* What is expected:
Show every line that has the string "this" in it.

* Supplied records:
- - - -
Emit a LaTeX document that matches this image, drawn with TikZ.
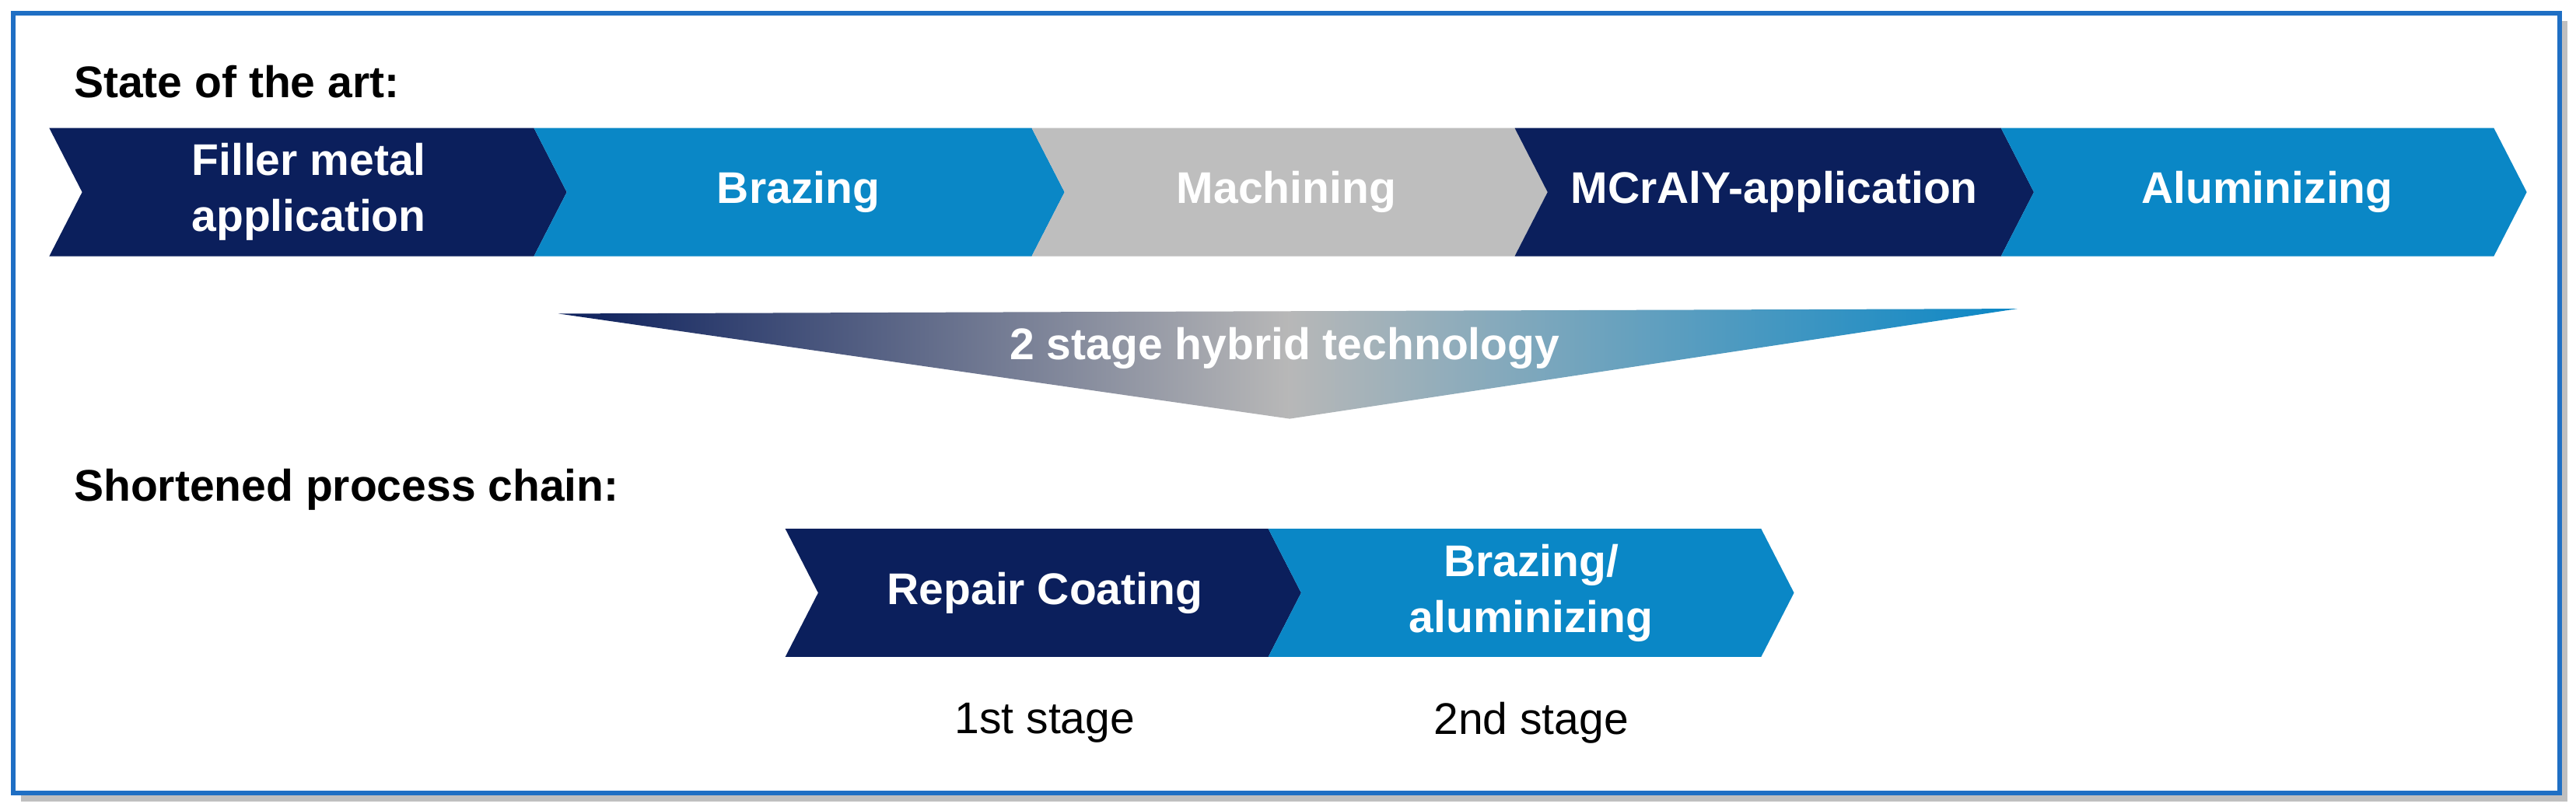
\documentclass[tikz,border=0pt]{standalone}
\usepackage{fontspec}
\setmainfont{Liberation Sans}
\definecolor{navy}{HTML}{0B1F5C}
\definecolor{lblue}{HTML}{0A87C6}
\definecolor{lgray}{HTML}{BEBEBE}
\definecolor{frame}{HTML}{1F6FC4}
\begin{document}
\begin{tikzpicture}[x=0.5pt,y=-0.5pt,
  lbl/.style={text=white,font=\bfseries\fontsize{13.5}{17}\selectfont,align=center},
  head/.style={anchor=west,font=\bfseries\fontsize{13.5}{16}\selectfont},
  stg/.style={font=\fontsize{13.5}{16}\selectfont}]
\useasboundingbox (0,0) rectangle (1568,491);
\fill[black!25] (13,13) rectangle (1563,488);
\fill[white] (8,8) rectangle (1558,483);
\draw[frame,line width=1.5pt] (8,8) rectangle (1558,483);
\newcommand{\chev}[5]{\fill[#3] (#1,#4) -- (#2,#4) -- ({#2+20},{(#4+#5)/2}) -- (#2,#5) -- (#1,#5) -- ({#1+20},{(#4+#5)/2}) -- cycle;}
\node[head] (h1) at (38,50) {State of the art:};
\chev{30}{325}{navy}{78}{156}
\chev{325}{628}{lblue}{78}{156}
\chev{628}{922}{lgray}{78}{156}
\chev{922}{1218}{navy}{78}{156}
\chev{1218}{1518}{lblue}{78}{156}
\node[lbl] (a) at (188,117) {Filler metal\\application};
\node[lbl] (b) at (486,117) {Brazing};
\node[lbl] (c) at (783,117) {Machining};
\node[lbl] (d) at (1080,117) {MCrAlY-application};
\node[lbl] (e) at (1380,117) {Aluminizing};
\shade[left color=navy,right color=lblue,middle color=black!28] (340,191) -- (1228,188) -- (785,255) -- cycle;
\node[lbl] (t) at (782,212) {2 stage hybrid technology};
\node[head] (h2) at (38,298) {Shortened process chain:};
\chev{478}{772}{navy}{322}{400}
\chev{772}{1072}{lblue}{322}{400}
\node[lbl] (f) at (636,361) {Repair Coating};
\node[lbl] (g) at (932,361) {Brazing/\\aluminizing};
\node[stg] (s1) at (636,440) {1st stage};
\node[stg] (s2) at (932,440) {2nd stage};
\end{tikzpicture}
\end{document}
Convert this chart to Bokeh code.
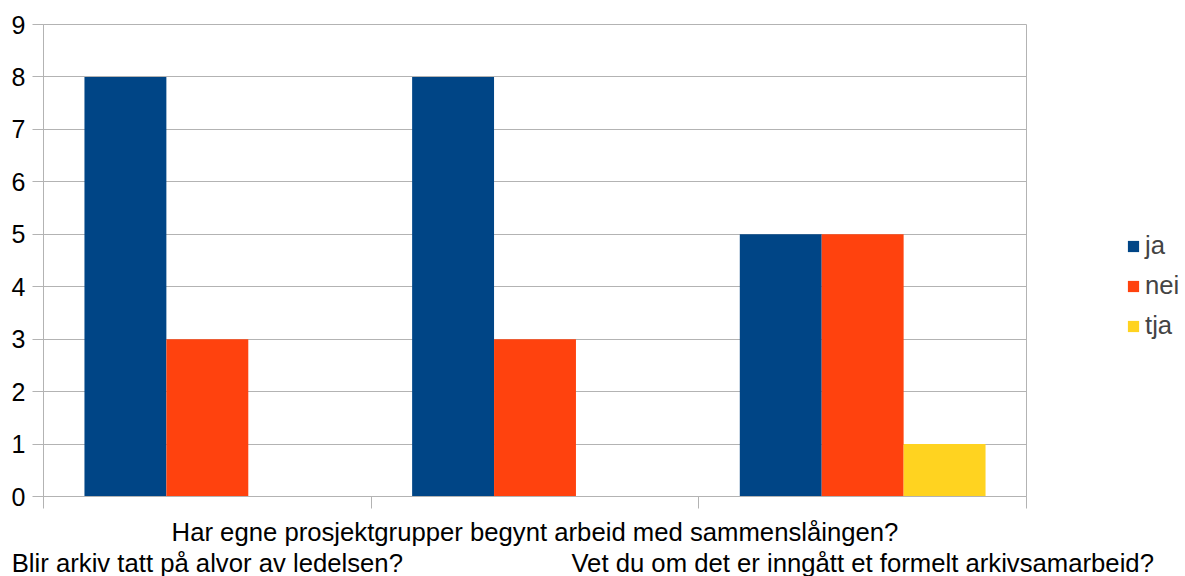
from bokeh.plotting import figure
from bokeh.models import (Range1d, LinearAxis, FixedTicker, Legend, LegendItem, Grid)
from bokeh.embed import file_html
from bokeh.resources import INLINE

# ---- data ----
categories = ["Blir arkiv tatt på alvor av ledelsen?",
              "Har egne prosjektgrupper begynt arbeid med sammenslåingen?",
              "Vet du om det er inngått et formelt arkivsamarbeid?"]
series_names = ["ja", "nei", "tja"]
ja_values = [8, 8, 5]
nei_values = [3, 3, 5]
tja_values = [0, 0, 1]
y_ticks = [0, 1, 2, 3, 4, 5, 6, 7, 8, 9]

colors = ["#004586", "#ff420e", "#ffd320"]
grid_color = "#b3b3b3"
FONT = "Liberation Sans"
FS = "25.7px"
YFS = "25px"

n = len(categories)
p = figure(frame_width=983, frame_height=472,
           x_range=Range1d(0, n), y_range=Range1d(0, 9),
           output_backend="svg", toolbar_location=None,
           min_border_left=43, min_border_top=24, min_border_right=152,
           min_border_bottom=70, x_axis_type=None, y_axis_type=None)
p.background_fill_color = "white"
p.border_fill_color = "white"
p.outline_line_color = grid_color
p.outline_line_width = 1

all_vals = [ja_values, nei_values, tja_values]
bar_w = 0.25
renderers = []
for j, vals in enumerate(all_vals):
    xs = [i + 0.25 + j * bar_w for i in range(n)]
    r = p.vbar(x=xs, top=vals, bottom=0, width=bar_w, fill_color=colors[j],
               line_color=None)
    renderers.append(r)

# y axis
yax = LinearAxis(ticker=FixedTicker(ticks=y_ticks, minor_ticks=[]))
yax.axis_line_color = grid_color
yax.major_tick_line_color = grid_color
yax.major_tick_out = 11
yax.major_tick_in = 0
yax.minor_tick_line_color = None
yax.major_label_text_font = FONT
yax.major_label_text_font_size = YFS
yax.major_label_text_color = "black"
yax.major_label_standoff = 7
p.add_layout(yax, "left")

grid = Grid(dimension=1, ticker=yax.ticker, grid_line_color=grid_color)
p.add_layout(grid)

# x axis A: tick marks at boundaries, middle label
xa = LinearAxis(ticker=FixedTicker(ticks=[1.5], minor_ticks=[0, 1, 2, 3]))
xa.major_label_overrides = {1.5: categories[1]}
xa.axis_line_color = grid_color
xa.major_tick_line_color = None
xa.major_tick_out = 0
xa.minor_tick_line_color = grid_color
xa.minor_tick_out = 12
xa.minor_tick_in = 0
xa.major_label_text_font = FONT
xa.major_label_text_font_size = FS
xa.major_label_text_color = "black"
xa.major_label_standoff = 9
p.add_layout(xa, "below")

# x axis B: outer labels
xb = LinearAxis(ticker=FixedTicker(ticks=[0.5, 2.5], minor_ticks=[]))
xb.major_label_overrides = {0.5: categories[0], 2.5: categories[2]}
xb.axis_line_color = None
xb.major_tick_line_color = None
xb.minor_tick_line_color = None
xb.major_tick_out = 0
xb.major_label_text_font = FONT
xb.major_label_text_font_size = FS
xb.major_label_text_color = "black"
xb.major_label_standoff = 0
p.add_layout(xb, "below")

legend = Legend(items=[LegendItem(label=series_names[j], renderers=[renderers[j]])
                       for j in range(3)],
                location=(100, 156))
legend.label_text_font = FONT
legend.label_text_font_size = FS
legend.glyph_width = 14
legend.glyph_height = 14
legend.label_standoff = 5
legend.spacing = 11
legend.padding = 0
legend.margin = 0
legend.border_line_color = None
legend.background_fill_alpha = 0
p.add_layout(legend, "right")

open("out.html", "w").write(file_html(p, INLINE))
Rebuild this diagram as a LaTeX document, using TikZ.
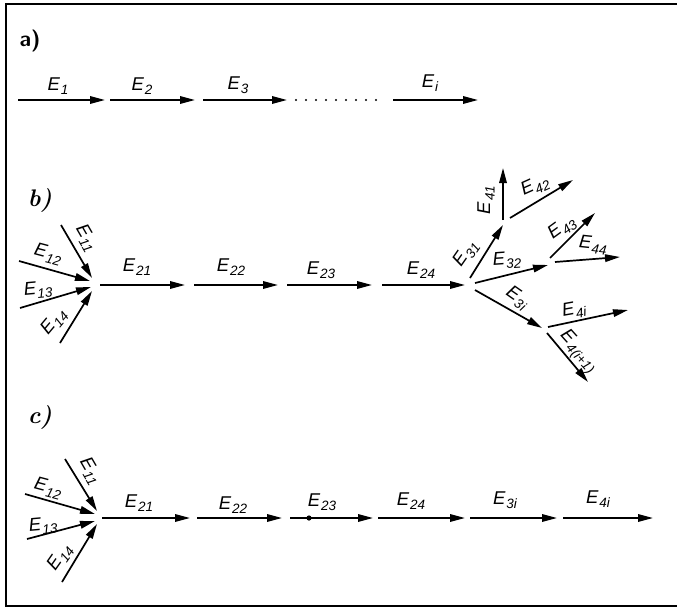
\documentclass[tikz,border=0pt]{standalone}
\usepackage{fontspec}
\usetikzlibrary{arrows.meta}
\newfontfamily\lblfont{Liberation Sans}
% E with a lowered subscript, in a slanted lettering
\newcommand\Esub[1]{E\kern0.8pt\raisebox{-4.5pt}{\fontsize{13.5pt}{13.5pt}\selectfont #1}}
\tikzset{
  arr/.style={line width=1.7pt, -{Triangle[length=15pt,width=7.5pt]}},
  lbl/.style={inner sep=0pt, font=\lblfont\itshape\fontsize{18.5pt}{18.5pt}\selectfont},
  part/.style={inner sep=0pt, font=\bfseries\itshape\fontsize{24pt}{24pt}\selectfont},
}
\begin{document}
\begin{tikzpicture}[x=1pt,y=-1pt]
\useasboundingbox (0,0) rectangle (677,610);
% frame
\draw[line width=2pt] (677,4) -- (6,4) -- (6,606) -- (677,606);

% ---------- a) simple chain ----------
\node[part, font=\sffamily\bfseries\fontsize{22pt}{22pt}\selectfont] (la) at (30,41) {a)};
\coordinate (a1s) at (18,100);  \coordinate (a1e) at (105,100);
\coordinate (a2s) at (110,100); \coordinate (a2e) at (195,100);
\coordinate (a3s) at (203,100); \coordinate (a3e) at (287,100);
\coordinate (ds) at (296,100);  \coordinate (de) at (386,100);
\coordinate (a4s) at (393,100); \coordinate (a4e) at (478,100);
\draw[arr] (a1s) -- (a1e);
\draw[arr] (a2s) -- (a2e);
\draw[arr] (a3s) -- (a3e);
\draw[line width=2.4pt, line cap=round, dash pattern=on 0pt off 10pt] (ds) -- (de);
\draw[arr] (a4s) -- (a4e);
\node[lbl] (tE1) at (58,86) {\Esub{1}};
\node[lbl] (tE2) at (142,86) {\Esub{2}};
\node[lbl] (tE3) at (238,85) {\Esub{3}};
\node[lbl] (tEi) at (430,83) {\Esub{i}};

% ---------- b) branching chain ----------
\node[part] (lb) at (40,200) {b)};
\coordinate (bh) at (95,284);
\coordinate (b11) at (61,225); \coordinate (b11e) at (92,278);
\coordinate (b12) at (19,261); \coordinate (b12e) at (90,281);
\coordinate (b13) at (20,308); \coordinate (b13e) at (91,287);
\coordinate (b14) at (60,343); \coordinate (b14e) at (92,291);
\draw[arr] (b11) -- (b11e);
\draw[arr] (b12) -- (b12e);
\draw[arr] (b13) -- (b13e);
\draw[arr] (b14) -- (b14e);
\node[lbl, rotate=-60] (tb11) at (86,238) {\Esub{11}};
\node[lbl, rotate=-15] (tb12) at (48,254) {\Esub{12}};
\node[lbl, rotate=5] (tb13) at (38,290) {\Esub{13}};
\node[lbl, rotate=50] (tb14) at (54,322) {\Esub{14}};

\coordinate (b21s) at (100,285); \coordinate (b21e) at (185,285);
\coordinate (b22s) at (194,285); \coordinate (b22e) at (278,285);
\coordinate (b23s) at (287,285); \coordinate (b23e) at (372,285);
\coordinate (b24s) at (382,285); \coordinate (b24e) at (465,285);
\draw[arr] (b21s) -- (b21e);
\draw[arr] (b22s) -- (b22e);
\draw[arr] (b23s) -- (b23e);
\draw[arr] (b24s) -- (b24e);
\node[lbl] (tb21) at (137,267) {\Esub{21}};
\node[lbl] (tb22) at (231,267) {\Esub{22}};
\node[lbl] (tb23) at (321,270) {\Esub{23}};
\node[lbl] (tb24) at (421,270) {\Esub{24}};

% second level
\coordinate (b31s) at (470,278); \coordinate (b31e) at (503,225);
\coordinate (b32s) at (475,283); \coordinate (b32e) at (548,265);
\coordinate (b3is) at (475,290); \coordinate (b3ie) at (542,328);
\draw[arr] (b31s) -- (b31e);
\draw[arr] (b32s) -- (b32e);
\draw[arr] (b3is) -- (b3ie);
\node[lbl, rotate=55] (tb31) at (466,254) {\Esub{31}};
\node[lbl, rotate=4] (tb32) at (507,260) {\Esub{32}};
\node[lbl, rotate=-35] (tb3i) at (517,298) {\Esub{3i}};
% third level
\coordinate (b41s) at (503,220); \coordinate (b41e) at (503,168);
\coordinate (b42s) at (510,218); \coordinate (b42e) at (573,180);
\coordinate (b43s) at (550,258); \coordinate (b43e) at (595,213);
\coordinate (b44s) at (555,262); \coordinate (b44e) at (620,257);
\coordinate (b4is) at (548,327); \coordinate (b4ie) at (628,310);
\coordinate (b4ns) at (547,333); \coordinate (b4ne) at (588,382);
\draw[arr] (b41s) -- (b41e);
\draw[arr] (b42s) -- (b42e);
\draw[arr] (b43s) -- (b43e);
\draw[arr] (b44s) -- (b44e);
\draw[arr] (b4is) -- (b4ie);
\draw[arr] (b4ns) -- (b4ne);
\node[lbl, rotate=90] (tb41) at (486,200) {\Esub{41}};
\node[lbl, rotate=24] (tb42) at (535,186) {\Esub{42}};
\node[lbl, rotate=36] (tb43) at (562,228) {\Esub{43}};
\node[lbl, rotate=-6] (tb44) at (593,245) {\Esub{44}};
\node[lbl, rotate=10] (tb4i) at (574,310) {\Esub{4i}};
\node[lbl, rotate=-48] (tb4n) at (578,352) {\Esub{4(i+1)}};

% ---------- c) reduced chain ----------
\node[part] (lc) at (40,417) {c)};
\coordinate (c11) at (65,459); \coordinate (c11e) at (97,511);
\coordinate (c12) at (25,494); \coordinate (c12e) at (95,514);
\coordinate (c13) at (27,539); \coordinate (c13e) at (95,521);
\coordinate (c14) at (62,582); \coordinate (c14e) at (97,524);
\draw[arr] (c11) -- (c11e);
\draw[arr] (c12) -- (c12e);
\draw[arr] (c13) -- (c13e);
\draw[arr] (c14) -- (c14e);
\node[lbl, rotate=-60] (tc11) at (90,471) {\Esub{11}};
\node[lbl, rotate=-15] (tc12) at (48,488) {\Esub{12}};
\node[lbl, rotate=5] (tc13) at (43,526) {\Esub{13}};
\node[lbl, rotate=55] (tc14) at (60,558) {\Esub{14}};

\coordinate (c21s) at (102,518); \coordinate (c21e) at (190,518);
\coordinate (c22s) at (197,518); \coordinate (c22e) at (282,518);
\coordinate (c23s) at (290,518); \coordinate (c23e) at (373,518);
\coordinate (c24s) at (378,518); \coordinate (c24e) at (465,518);
\coordinate (c3is) at (470,518); \coordinate (c3ie) at (557,518);
\coordinate (c4is) at (563,518); \coordinate (c4ie) at (653,518);
\draw[arr] (c21s) -- (c21e);
\draw[arr] (c22s) -- (c22e);
\draw[arr] (c23s) -- (c23e);
\draw[arr] (c24s) -- (c24e);
\draw[arr] (c3is) -- (c3ie);
\draw[arr] (c4is) -- (c4ie);
\fill (309,518) circle (2.6pt);
\node[lbl] (tc21) at (139,503) {\Esub{21}};
\node[lbl] (tc22) at (233,505) {\Esub{22}};
\node[lbl] (tc23) at (322,502) {\Esub{23}};
\node[lbl] (tc24) at (411,501) {\Esub{24}};
\node[lbl] (tc3i) at (505,500) {\Esub{3i}};
\node[lbl] (tc4i) at (598,499) {\Esub{4i}};
\end{tikzpicture}
\end{document}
- - - -
* Answer below:
Emit a LaTeX document that matches this image, drawn with TikZ.
Convert this chart to Bokeh code.
Rebuild this diagram as a LaTeX document, using TikZ.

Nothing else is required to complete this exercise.